Down to the Bone

Laura Amores is a tortillera: a girl who loves girls.

In Down to the Bone, by Mayra Lazara Dole, Laura is a Cuban-American teen living in Miami. When her teacher (“Sister Fart Face”) reads aloud a letter from Laura’s girlfriend, Laura is abandoned by most of her friends, kicked out of her ultra-conservative high school, and banned from her home by her mother. Laura will only be allowed to come back home and see her younger brother if she changes and marries a man. Laura’s beloved girlfriend, Marlena, is forced to move back to Puerto Rico, where she decides to marry a man to appease her conservative Christian family. Laura has to decide between living a lie in order to regain her mother and brother, or being true to herself and possibly losing her family forever.

The characters in this book have one of two reactions when they find out that Laura is a tortillera: they are either fiercely supportive of her or violently opposed to her sexuality. When Laura is kicked out of her house, she goes to live with her best friend Soli and Soli’s mother: they are loving and nurturing, and encourage Laura to forget Marlena and date other girls.
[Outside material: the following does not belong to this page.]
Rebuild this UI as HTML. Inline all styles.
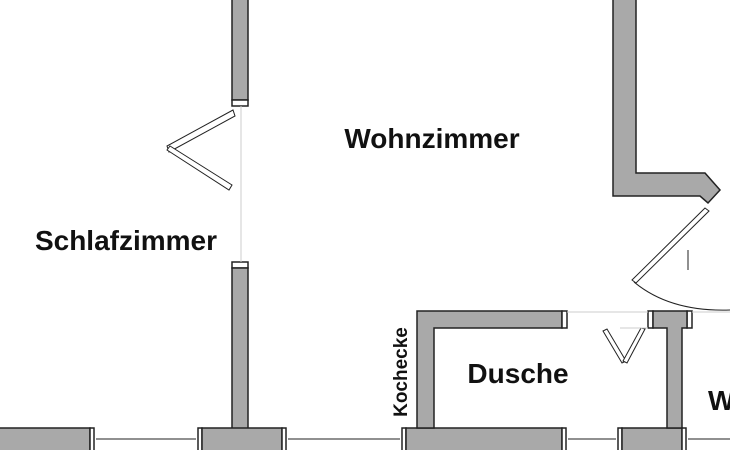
<!DOCTYPE html>
<html><head><meta charset="utf-8"><style>
html,body{margin:0;padding:0;background:#fff;width:730px;height:450px;overflow:hidden}
text{font-family:"Liberation Sans",Arial,sans-serif;font-weight:bold;fill:#111}
</style></head><body>
<svg width="730" height="450" viewBox="0 0 730 450" xmlns="http://www.w3.org/2000/svg">
<g fill="#a9a9a9" stroke="#222" stroke-width="1.5">
<rect x="232" y="-2" width="16" height="102"/>
<rect x="232" y="100" width="16" height="6" fill="#fff"/>
<rect x="232" y="262" width="16" height="6" fill="#fff"/>
<rect x="232" y="268" width="16" height="162"/>
<rect x="-2" y="428" width="92" height="24"/>
<rect x="90" y="428" width="4" height="24" fill="#fff"/>
<rect x="198" y="428" width="4" height="24" fill="#fff"/>
<rect x="202" y="428" width="80" height="24"/>
<rect x="282" y="428" width="4" height="24" fill="#fff"/>
<rect x="402" y="428" width="4" height="24" fill="#fff"/>
<rect x="406" y="428" width="156" height="24"/>
<rect x="562" y="428" width="4" height="24" fill="#fff"/>
<rect x="618" y="428" width="4" height="24" fill="#fff"/>
<rect x="622" y="428" width="60" height="24"/>
<rect x="682" y="428" width="4" height="24" fill="#fff"/>
<path d="M417 311 H562 V328 H434 V428 H417 Z"/>
<rect x="562" y="311" width="5" height="17" fill="#fff"/>
<rect x="648" y="311" width="5" height="17" fill="#fff"/>
<rect x="687" y="311" width="5" height="17" fill="#fff"/>
<path d="M653 311 H687 V328 H682 V428 H667 V328 H653 Z"/>
<path d="M613 -2 H636 V173 H705 L720 190 L708 203 L700 196 H613 Z"/>
</g>
<g fill="none" stroke="#222" stroke-width="1">
<line x1="96" y1="439" x2="196" y2="439"/>
<line x1="288" y1="439" x2="400" y2="439"/>
<line x1="568" y1="439" x2="616" y2="439"/>
<line x1="688" y1="439" x2="730" y2="439"/>
<path d="M233 110 L167 146 L169 152 L235 116 Z" fill="#fff"/>
<path d="M167 150 L229 190 L232 185 L170 146 Z" fill="#fff"/>
<path d="M603 331 L622 363 L626 361 L607 329 Z" fill="#fff"/>
<path d="M645 329 L627 363 L623 361 L641 328 Z" fill="#fff"/>
<path d="M705 208 L632 280 L636 283 L709 211 Z" fill="#fff"/>
<path d="M634 282 Q670 312 730 310"/>
<line x1="688" y1="250" x2="688" y2="270"/>
</g>
<g stroke="#ccc" stroke-width="1">
<line x1="241" y1="106" x2="241" y2="262"/>
<line x1="567" y1="312" x2="648" y2="312"/>
<line x1="692" y1="312" x2="730" y2="312"/>
<line x1="620" y1="328" x2="648" y2="328"/>
</g>
<text x="432" y="148" font-size="28" text-anchor="middle">Wohnzimmer</text>
<text x="126" y="250" font-size="28" text-anchor="middle">Schlafzimmer</text>
<text x="518" y="383" font-size="28" text-anchor="middle">Dusche</text>
<text x="708" y="410" font-size="28">W</text>
<text transform="translate(407,372) rotate(-90)" font-size="19" text-anchor="middle">Kochecke</text>
</svg>
</body></html>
Laura also receives a lot of support from her new friend Tazer, who is “genderqueer” or a “boi” (that is, Tazer was born a girl but identifies as a boy; he does not want to undergo gender assignment surgery to become genetically male).

Many of Laura’s other close friends and family members abandon her when they find out she is gay. Her friends call her “revolting” and spit on her. Her teachers tell her she is immoral and deviant. She is nearly assaulted with a knife at work. Her mother has a strong negative reaction, and obviously believes that being gay is a sinful choice that Laura is making (2008, pp. 17, 27):

On our way home I try to reason with her: “Let me explain.”

She yanks my hair. “Explain? You’re a disgrace to our family name. If your father were alive, he’d die right now… I’ve never been so humiliated and embarrassed in all my life.”

Mami pushes me out the front door. I stumble and almost fall, but I don’t. “I’m sorry, Laura, but I can’t continue loving you if you stay gay.”

Laura’s love for her family and her desire for acceptance are so strong that she finds a boyfriend and considers marrying him. She cannot admit, even to herself, that she is a lesbian. Despite her difficult situation, Laura never loses her sense of humour and her fire.  Her lively narration gives the reader a sense of what it is like to be a gay person in Cuban American culture.

Dole, M. L. (2008). Down to the Bone. HarperTeen.